Problems in the creative experience

Getting started. Getting stuck. Getting done.
 
 These are the rough hallmarks of the creative process. I’ve noticed we tend to have our own favorite segments for shining or falling.
 
 Are you a great starter, but run out of something essential before the middle, or near the end?
 
 Do you have trouble getting started, but once you have steam can count on yourself to hang in there for at least a good while?
 
 Do you get close to the end, or all the way there, but can’t stop fixing or improving, or can’t bring yourself to put it out into the world?
 
 In the four stages of the creative experience, there are some common practices that may help navigate the difficulties of the stage you’re in now.
 
 Today we will focus on the first stage, wonder.
 
 In the wonder stage we are finding inspiration.
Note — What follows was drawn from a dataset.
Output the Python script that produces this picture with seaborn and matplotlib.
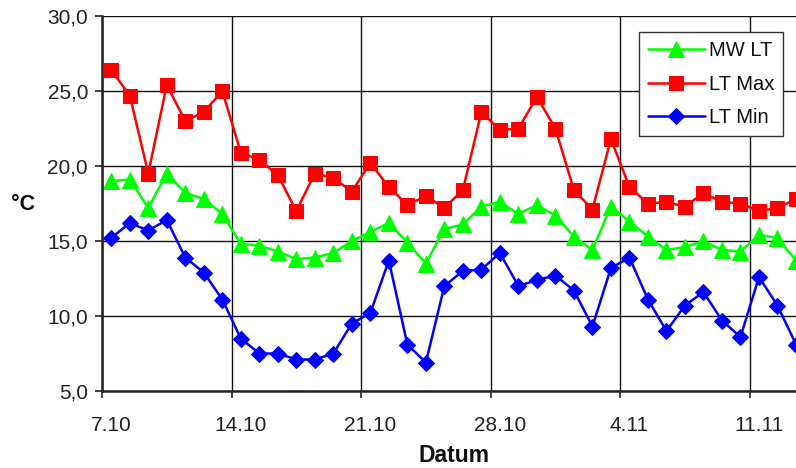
import matplotlib
matplotlib.use("Agg")
import matplotlib.pyplot as plt
import seaborn as sns
import numpy as np
import pandas as pd

dates = ["7.10", "8.10", "9.10", "10.10", "11.10", "12.10", "13.10",
         "14.10", "15.10", "16.10", "17.10", "18.10", "19.10", "20.10",
         "21.10", "22.10", "23.10", "24.10", "25.10", "26.10", "27.10",
         "28.10", "29.10", "30.10", "31.10", "1.11", "2.11", "3.11",
         "4.11", "5.11", "6.11", "7.11", "8.11", "9.11", "10.11",
         "11.11", "12.11", "13.11"]

mw_lt = [19.0, 19.1, 17.2, 19.5, 18.2, 17.8, 16.8,
         14.8, 14.7, 14.3, 13.8, 13.9, 14.2, 15.0,
         15.6, 16.2, 14.9, 13.5, 15.8, 16.1, 17.3,
         17.6, 16.8, 17.4, 16.7, 15.3, 14.4, 17.3,
         16.3, 15.3, 14.4, 14.6, 15.0, 14.4, 14.3,
         15.4, 15.2, 13.7]

lt_max = [26.4, 24.7, 19.5, 25.4, 23.0, 23.6, 25.0,
          20.9, 20.4, 19.4, 17.0, 19.5, 19.2, 18.3,
          20.2, 18.6, 17.4, 18.0, 17.2, 18.4, 23.6,
          22.4, 22.5, 24.6, 22.5, 18.4, 17.1, 21.8,
          18.6, 17.5, 17.6, 17.3, 18.2, 17.6, 17.5,
          17.0, 17.2, 17.8]

lt_min = [15.2, 16.2, 15.7, 16.4, 13.9, 12.9, 11.1,
          8.5, 7.5, 7.5, 7.1, 7.1, 7.5, 9.5,
          10.2, 13.7, 8.1, 6.9, 12.0, 13.0, 13.1,
          14.2, 12.0, 12.4, 12.7, 11.7, 9.3, 13.2,
          13.9, 11.1, 9.0, 10.7, 11.6, 9.7, 8.6,
          12.6, 10.7, 8.1]

tick_labels = ["7.10", "14.10", "21.10", "28.10", "4.11", "11.11"]
y_ticks = [5, 10, 15, 20, 25, 30]

sns.set_style("white")
plt.rcParams["font.family"] = ["Liberation Sans", "DejaVu Sans"]

df = pd.DataFrame({"day": np.arange(len(dates)) + 0.5,
                   "MW LT": mw_lt, "LT Max": lt_max, "LT Min": lt_min})

fig = plt.figure(figsize=(7.96, 4.68), dpi=100)
ax = fig.add_axes([102 / 796, 77 / 468, 694 / 796, 375 / 468])

series = [("MW LT", "#00FF00", "^", 11),
          ("LT Max", "#FF0000", "s", 10.5),
          ("LT Min", "#0000FF", "D", 8.5)]
for name, col, mk, ms in series:
    sns.lineplot(data=df, x="day", y=name, ax=ax, color=col, marker=mk,
                 markersize=ms, markeredgecolor=col, linewidth=1.8,
                 label=name, clip_on=True, zorder=3)

ax.set_xlim(0, 37.5)
ax.set_ylim(5, 30)

# gridlines at day boundaries (major), labels at point centers (minor)
major = [dates.index(t) for t in tick_labels]
ax.set_xticks(major)
ax.set_xticklabels([""] * len(major))
ax.set_xticks([m + 0.5 for m in major], minor=True)
ax.set_xticklabels(tick_labels, minor=True)
ax.tick_params(axis="x", which="major", direction="out", length=5, width=1.2,
               color="#222222", bottom=True)
ax.tick_params(axis="x", which="minor", length=0, pad=18, labelsize=15,
               labelcolor="#222222", bottom=True)

ax.set_yticks(y_ticks)
ax.set_yticklabels([f"{v:.1f}".replace(".", ",") for v in y_ticks])
ax.tick_params(axis="y", direction="out", length=5, width=1.2, pad=5,
               labelsize=15, labelcolor="#222222", color="#222222", left=True)

ax.grid(True, which="major", axis="both", color="#111111", linewidth=1.0)
ax.set_axisbelow(True)

for s in ["top", "right"]:
    ax.spines[s].set_visible(False)
for s in ["left", "bottom"]:
    ax.spines[s].set_color("#222222")
    ax.spines[s].set_linewidth(1.8)
    ax.spines[s].set_zorder(4)

ax.set_xlabel("")
ax.set_ylabel("")
fig.text(23 / 796, 1 - 204 / 468, "°C", fontsize=15.5, fontweight="bold",
         ha="center", va="center", color="#111111")
fig.text(454 / 796, 1 - 455 / 468, "Datum", fontsize=16.5, fontweight="bold",
         ha="center", va="center", color="#111111")

leg = ax.legend(loc="upper right", bbox_to_anchor=(783 / 796, 1 - 32 / 468),
                bbox_transform=fig.transFigure, borderaxespad=0,
                fontsize=14.5, frameon=True, fancybox=False, framealpha=1,
                edgecolor="#333333", handlelength=2.8, handletextpad=0.2,
                labelspacing=0.72, borderpad=0.45)
leg.get_frame().set_linewidth(1.0)
for t in leg.get_texts():
    t.set_color("#111111")

fig.savefig("out.png", dpi=100)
If you are here, these three practices are essential:
 
 1. Make space.
 
 If our days are always too full, our energies always depleted, our physical spaces too overwhelming or uninspiring, our heads always too noisy, how will the light get in?
 
 2. Pay attention.
 
 Improvements in space making will help with paying attention, but it takes more than letting the light in to actually notice and attend to what is standing in the light–the wisp or trumpet sound of an idea, question, vision, desire, or insight.
 
 The tools of paying attention are so varied by individual and context, but tend to include stillness, documentation, and exploration: note taking, journaling, walking or walking around, breaking up routines, coaching, meditation, retreat, travel, sketching, tinkering, puttering, modeling, playing, discussing, photographing, class taking, teaching, reading, pinning, and even sleeping with or without dream journaling.
 
 3. Follow fascination.
 
 If there is enough space in your world to allow for moments of wonder, inspiration, insight, curiosity or imagination, and the way you live in some way supports paying attention to sources of inspiration as they appear, this is what remains in the wonder stage: follow fascination.
 
 You know what it is to be serendipitously delighted when web surfing. You go online to find a piece of data, or an idea for a birthday present, or to register for a conference. A word, an idea, a link lights up for you, and you go there. Three to five hops later you’ve stumbled on something truly fascinating, or wonderfully useful to the thing you’ve been sort of paying attention without really knowing where it was heading.
 
 Internet serendipity happens elsewhere, too. We notice and turn down a different street, go to a new place for lunch or a different section in the bookstore, pick up an odd magazine in the waiting room, or sign up for an interesting class.
 
 Often the first turn or two isn’t so significant. But if we keep following these little nudges or fragments of fascination, we often find serendipity–a place where our sense of wonder lands and takes hold. We want to stay here a while, play a bit, see where it takes us or what it means.
 
 Sometimes this means we are entering stage two, orient.
 
 In stage two we will need these three practices as much as ever. We can’t stop making space, paying attention and following fascination. The problems and objectives of stage two will require it’s own core set of practices, though. We will explore this further.